Short exercise
Pictures in the entries below are to be left out; otherwise, reproduce exactly the lines from the first through the line containing "377, 402, 427];".

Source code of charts

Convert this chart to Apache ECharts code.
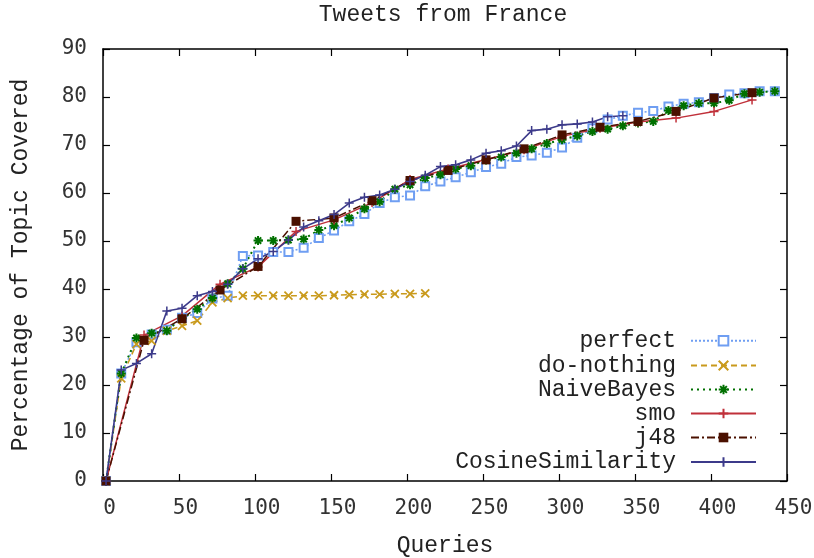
<!DOCTYPE html>
<html>
<head>
<meta charset="utf-8">
<script src="https://cdn.jsdelivr.net/npm/echarts@6/dist/echarts.min.js"></script>
<style>html,body{margin:0;padding:0;background:#fff}#c{width:814px;height:558px}</style>
</head>
<body>
<div id="c"></div>
<script>
// ---- data ----
var seriesNames = ['perfect', 'do-nothing', 'NaiveBayes', 'smo', 'j48', 'CosineSimilarity'];
var xTicks = [0, 50, 100, 150, 200, 250, 300, 350, 400, 450];
var yTicks = [0, 10, 20, 30, 40, 50, 60, 70, 80, 90];

var queries10 = [2, 12, 22, 32, 42, 52, 62, 72, 82, 92, 102, 112, 122, 132, 142, 152, 162, 172, 182, 192,
  202, 212, 222, 232, 242, 252, 262, 272, 282, 292, 302, 312, 322, 332, 342, 352, 362, 372, 382, 392,
  402, 412, 422, 432, 442];
var queries25 = [2, 27, 52, 77, 102, 127, 152, 177, 202, 227, 252, 277, 302, 327, 352, 377, 402, 427];

var perfectY = [0, 22.4, 28.9, 30.5, 31.5, 34, 35, 38, 38.6, 46.9, 47, 47.7, 47.7, 48.6, 50.6, 52.2, 54.1, 55.6, 57.9, 59.1,
  59.5, 61.4, 62.4, 63.3, 64.3, 65.4, 66.1, 67.5, 67.8, 68.4, 69.5, 71.5, 73.5, 75.3, 76.1, 76.7, 77.1, 78, 78.6, 78.9,
  79.8, 80.5, 80.8, 81.2, 81.2];
var doNothingY = [0, 21.4, 28.5, 29.2, 31.3, 32.3, 33.4, 37.2, 38.1, 38.6, 38.6, 38.6, 38.6, 38.6, 38.6, 38.7, 38.8, 38.9, 38.9, 39.0,
  39.0, 39.1];
var naiveBayesY = [0, 22.4, 29.8, 30.8, 31.3, 33.9, 35.8, 38.1, 41.1, 44.2, 50.1, 50.1, 50.2, 50.4, 52.3, 53.2, 54.8, 56.7, 58.2, 60.8,
  61.7, 63.1, 63.8, 65, 65.7, 66.9, 67.5, 68.3, 69.2, 70.3, 71.1, 71.9, 72.8, 73.3, 74, 74.6, 74.9, 77.2, 78.2, 78.7,
  78.7, 79.3, 80.7, 81, 81.2];
var smoY = [0, 30.4, 34.4, 41, 44.6, 52, 54.4, 58, 62.8, 65, 67, 69, 71.8, 73.5, 74.8, 75.6, 77, 79.4];
var j48Y = [0, 29.3, 33.8, 39.8, 44.7, 54.1, 54.8, 58.4, 62.6, 64.7, 66.9, 69.2, 72.1, 73.7, 74.9, 77, 79.8, 80.9];
var cosineY = [0, 23.1, 24.5, 26.5, 35.4, 36, 38.6, 39.5, 41, 44.2, 46.3, 47.8, 50.2, 52.9, 54.2, 55.5, 57.9, 59.1, 59.6, 60.8,
  62.4, 63.7, 65.5, 65.9, 66.9, 68.3, 68.8, 69.8, 73, 73.3, 74.2, 74.4, 74.8, 75.9, 76.1];

function pairs(xs, ys) { var out = []; for (var i = 0; i < ys.length; i++) out.push([xs[i], ys[i]]); return out; }

// ---- styling ----
var MONO = 'Liberation Mono';
var TICKFONT = 'DejaVu Sans Mono';
var PLUS = 'path://M0,5H10M5,0V10';
var CROSS = 'path://M0,0L10,10M10,0L0,10';
var STAR = 'path://M0,5H10M5,0V10M1.5,1.5L8.5,8.5M8.5,1.5L1.5,8.5';

function mk(name, data, color, dash, width, symbol, size, borderW) {
  return {
    name: name, type: 'line', data: data, symbol: symbol, symbolSize: size,
    showAllSymbol: true, animation: false, clip: false,
    lineStyle: { color: color, width: width, type: dash },
    itemStyle: { color: color, borderColor: color, borderWidth: borderW }
  };
}

var series = [
  mk('perfect', pairs(queries10, perfectY), '#6f9ef2', [2, 2], 1.6, 'emptyRect', 8, 2),
  mk('do-nothing', pairs(queries10, doNothingY), '#c99a1c', [6, 4], 1.5, CROSS, 8, 1.8),
  mk('NaiveBayes', pairs(queries10, naiveBayesY), '#007000', [2, 4], 2, STAR, 9, 2),
  mk('smo', pairs(queries25, smoY), '#c0303a', 'solid', 1.5, PLUS, 9, 1.5),
  mk('j48', pairs(queries25, j48Y), '#4a1000', [8, 3, 2, 3], 1.5, 'rect', 9, 0),
  mk('CosineSimilarity', pairs(queries10, cosineY), '#3c3a8a', 'solid', 1.6, PLUS, 9, 1.5)
];

var legendRows = [340.7, 365.5, 389.5, 413.5, 437.5, 462];
var legends = seriesNames.map(function (n, i) {
  return {
    data: [n], orient: 'vertical', align: 'right', right: 57, top: legendRows[i] - 11.5,
    itemWidth: 65, itemHeight: 12, itemGap: 0, padding: 0, selectedMode: false,
    textStyle: { fontFamily: MONO, fontSize: 23, color: '#222', padding: [0, 10, 0, 0] }
  };
});

var axisLine = { show: true, onZero: false, lineStyle: { color: '#000', width: 1.5 } };
var tick = { show: true, inside: true, length: 7, lineStyle: { color: '#000', width: 1.2 } };

var option = {
  animation: false,
  backgroundColor: '#fff',
  grid: { left: 103, right: 27, top: 49, bottom: 77, containLabel: false, outerBoundsMode: 'none' },
  graphic: [{
    type: 'text', x: 443, y: 15,
    style: { text: 'Tweets from France', font: '23px "Liberation Mono"', fill: '#222', textAlign: 'center', textVerticalAlign: 'middle' }
  }],
  legend: legends,
  xAxis: [{
    type: 'value', position: 'bottom', min: xTicks[0], max: xTicks[xTicks.length - 1], interval: 50,
    axisLine: axisLine, axisTick: tick, splitLine: { show: false },
    axisLabel: { fontFamily: TICKFONT, fontSize: 21, color: '#333', margin: 17, padding: [0, 0, 0, 13] },
    name: 'Queries', nameLocation: 'middle', nameGap: 53,
    nameTextStyle: { fontFamily: MONO, fontSize: 23, color: '#222' }
  }, {
    type: 'value', position: 'top', min: xTicks[0], max: xTicks[xTicks.length - 1], interval: 50,
    axisLine: axisLine, axisTick: tick, splitLine: { show: false }, axisLabel: { show: false }
  }],
  yAxis: [{
    type: 'value', position: 'left', min: yTicks[0], max: yTicks[yTicks.length - 1], interval: 10,
    axisLine: axisLine, axisTick: tick, splitLine: { show: false },
    axisLabel: { fontFamily: TICKFONT, fontSize: 21, color: '#333', margin: 16, padding: [4, 0, 0, 0] },
    name: 'Percentage of Topic Covered', nameLocation: 'middle', nameGap: 71, nameRotate: 90,
    nameTextStyle: { fontFamily: MONO, fontSize: 23, color: '#222' }
  }, {
    type: 'value', position: 'right', min: yTicks[0], max: yTicks[yTicks.length - 1], interval: 10,
    axisLine: axisLine, axisTick: tick, splitLine: { show: false }, axisLabel: { show: false }
  }],
  series: series
};

var chart = echarts.init(document.getElementById('c'), null, { renderer: 'canvas' });
chart.setOption(option);
</script>
</body>
</html>
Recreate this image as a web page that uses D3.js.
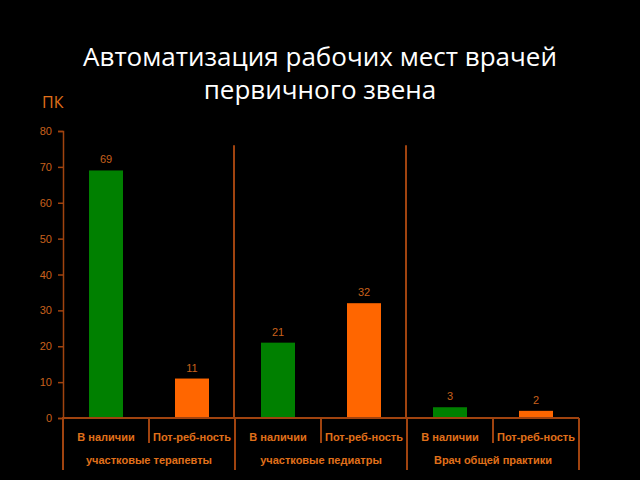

Exercise result
Convert this chart to Apache ECharts code.
<!DOCTYPE html>
<html>
<head>
<meta charset="utf-8">
<script src="https://cdn.jsdelivr.net/npm/echarts@6/dist/echarts.min.js"></script>
<style>html,body{margin:0;padding:0;background:#fff}#c{width:814px;height:558px}</style>
</head>
<body>
<div id="c"></div>
<script>
// ---- data ----
var seriesNames = ['perfect', 'do-nothing', 'NaiveBayes', 'smo', 'j48', 'CosineSimilarity'];
var xTicks = [0, 50, 100, 150, 200, 250, 300, 350, 400, 450];
var yTicks = [0, 10, 20, 30, 40, 50, 60, 70, 80, 90];

var queries10 = [2, 12, 22, 32, 42, 52, 62, 72, 82, 92, 102, 112, 122, 132, 142, 152, 162, 172, 182, 192,
  202, 212, 222, 232, 242, 252, 262, 272, 282, 292, 302, 312, 322, 332, 342, 352, 362, 372, 382, 392,
  402, 412, 422, 432, 442];
var queries25 = [2, 27, 52, 77, 102, 127, 152, 177, 202, 227, 252, 277, 302, 327, 352, 377, 402, 427];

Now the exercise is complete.